The second adverse effect is on aboriginal rights to use the land, most importantly hunting. Carrying out class 1 exploration activities has the potential to adversely affect these rights by restricting access and influencing local wildlife.
What is Adequate Consultation?
Where the duty to consult is triggered, the consultation must be bona fide with a view to accommodating the claimed interests. The nature of the consultation depends on the apparent strength of the aboriginal claim and the degree of intrusion by the proposed conduct. Appropriate consultation can range from notification to full consent.
In this case, the RRDC’s claim to aboriginal title and aboriginal rights is strong; they have occupied the territory since time immemorial and have never ceded it in treaty. While the degree of intrusion of class 1 exploration into aboriginal rights is considerable, it is surpassed by the intrusion into aboriginal title caused by the transfer of mineral rights.
On the question of what constitutes sufficient consultation in this case, the YKCA rejected the trial judge’s holding that notice may be sufficient. It found the trial judge had given too much weight to arguments about the importance of an open entry system to the Yukon mining industry, a factor which is irrelevant to determining appropriate consultation. Consultation is a constitutional imperative which cannot be limited by ordinary legislation to accommodate non-constitutional concerns.
While declining to specify an appropriate consultation scheme, the Court of Appeal made two statements which will be useful in designing an appropriate scheme.

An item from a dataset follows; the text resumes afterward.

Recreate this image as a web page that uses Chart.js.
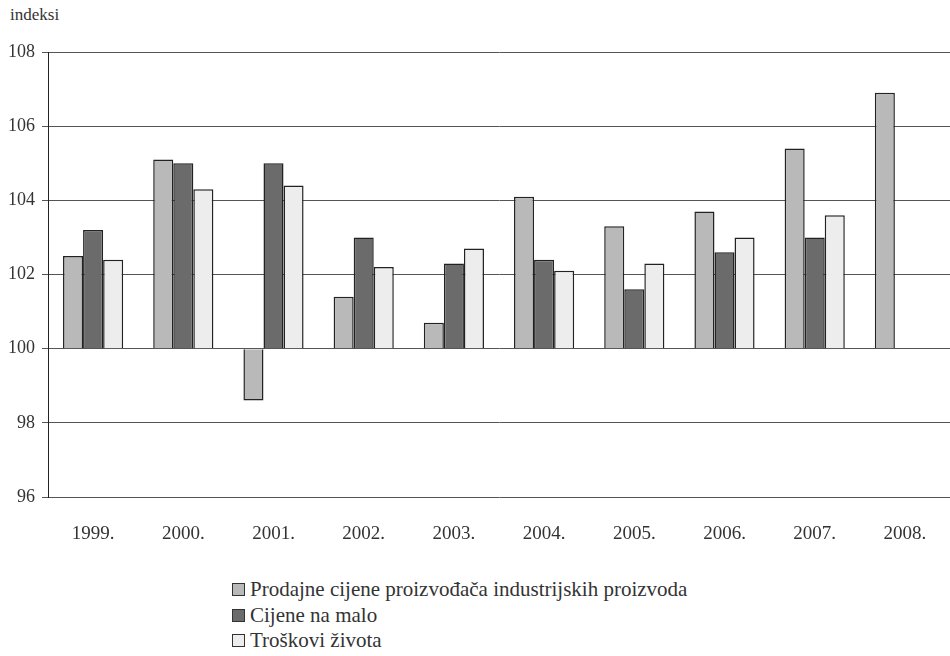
<!DOCTYPE html>
<html>
<head>
    <title>Indeksi cijena</title>
    <script src="https://cdn.jsdelivr.net/npm/chart.js@4.4.1/dist/chart.umd.min.js"></script>
    <style>
        body { margin: 0; background: #fff; font-family: "Liberation Serif", "Times New Roman", "DejaVu Serif", serif; }
        #wrap { position: relative; width: 950px; height: 656px; overflow: hidden; }
        #unit { position: absolute; left: 10px; top: 5px; font-size: 17px; color: #333; }
        #chart-box { position: absolute; left: 0; top: 0; width: 950px; height: 557px; }
        #legend { position: absolute; left: 232px; top: 577px; font-size: 21px; color: #333; line-height: 25.5px; }
        .item { white-space: nowrap; }
        .sw { display: inline-block; width: 11px; height: 11px; border: 1px solid #333; margin-right: 5px; vertical-align: 0px; }
    </style>
</head>
<body>
<div id="wrap">
    <div id="unit">indeksi</div>
    <div id="chart-box"><canvas id="c"></canvas></div>
    <div id="legend"></div>
</div>
<script>
    // data (index, previous year = 100)
    const years = ['1999.', '2000.', '2001.', '2002.', '2003.', '2004.', '2005.', '2006.', '2007.', '2008.'];
    const producerPrices = [102.5, 105.1, 98.6, 101.4, 100.7, 104.1, 103.3, 103.7, 105.4, 106.9];
    const retailPrices = [103.2, 105.0, 105.0, 103.0, 102.3, 102.4, 101.6, 102.6, 103.0, null];
    const costOfLiving = [102.4, 104.3, 104.4, 102.2, 102.7, 102.1, 102.3, 103.0, 103.6, null];
    const yTicks = [96, 98, 100, 102, 104, 106, 108];

    const series = [
        { label: 'Prodajne cijene proizvođača industrijskih proizvoda', data: producerPrices, color: '#b9b9b9' },
        { label: 'Cijene na malo', data: retailPrices, color: '#6b6b6b' },
        { label: 'Troškovi života', data: costOfLiving, color: '#ededed' }
    ];

    const serif = '"Liberation Serif", "Times New Roman", "DejaVu Serif", serif';

    const ctx = document.getElementById('c').getContext('2d');
    const chart = new Chart(ctx, {
        type: 'bar',
        data: {
            labels: years,
            datasets: series.map(s => ({
                label: s.label,
                data: s.data,
                base: 100,
                backgroundColor: s.color,
                borderColor: '#222',
                borderWidth: 1.5,
                categoryPercentage: 0.667,
                barPercentage: 1.0
            }))
        },
        options: {
            responsive: true,
            maintainAspectRatio: false,
            animation: false,
            layout: { padding: { top: 52, right: 0, left: 0, bottom: 0 } },
            plugins: {
                legend: { display: false },
                tooltip: { enabled: false }
            },
            scales: {
                x: {
                    grid: { display: false },
                    border: { display: false },
                    ticks: {
                        color: '#333',
                        padding: 18,
                        maxRotation: 0,
                        font: { family: serif, size: 19 }
                    },
                    afterFit: scale => { scale.height = 60; }
                },
                y: {
                    min: 96,
                    max: 108,
                    afterBuildTicks: scale => { scale.ticks = yTicks.map(v => ({ value: v })); },
                    grid: { color: '#555', lineWidth: 1, tickLength: 6 },
                    border: { display: true, color: '#222', width: 1 },
                    ticks: {
                        color: '#333',
                        padding: 7,
                        font: { family: serif, size: 18 }
                    },
                    afterFit: scale => { scale.width = 48; }
                }
            }
        }
    });

    // legend as a vertical list under the chart
    const legend = document.getElementById('legend');
    series.forEach(s => {
        const row = document.createElement('div');
        row.className = 'item';
        row.innerHTML = '<span class="sw" style="background:' + s.color + '"></span>' + s.label;
        legend.appendChild(row);
    });
</script>
</body>
</html>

- Mere notice is insufficient in the circumstances, given the strength of the RRDC’s asserted aboriginal rights and title, and the intrusiveness of class 1 explorations and the transfer of subsurface rights.
- Consultation must occur before claimed aboriginal title and rights are adversely affected. Ex poste facto consultation does not satisfy the duty.
In amending the Quartz Mining Act in light of this decision, the Government of the Yukon would be wise to consider the experience of Ontario. In 2009 the open entry system of the Mining Act, RSO 1990 c M.14, was amended, partly in response to concerns about potential claims of First Nations. Although it does not impose a duty to consult prior to the transfer of mineral rights, the new Mining Act recognizes and affirms existing treaty and Aboriginal rights including the duty to consult and includes detailed consultation requirements at each stage in the mining process, including early exploration. Additionally, First Nations must be notified when mining claims are recorded within their traditional territories, and they may apply to have sites of cultural significance withdrawn from claim staking.
The Yukon Government will likely introduce similar provisions to provide for consultation before class 1 exploration adversely affects aboriginal rights. There is no similar roadmap for consultation prior to adverse effect on aboriginal rights. Although eleven of the fourteen Yukon First Nations have surrendered their aboriginal title in land claims agreements, large portions of the resource rich territory remain subject to unsurrendered aboriginal title claims. Inventing an adequate consultation mechanism – which is required in order to grow the resource economy of the territory – will require considerable innovation and creativity.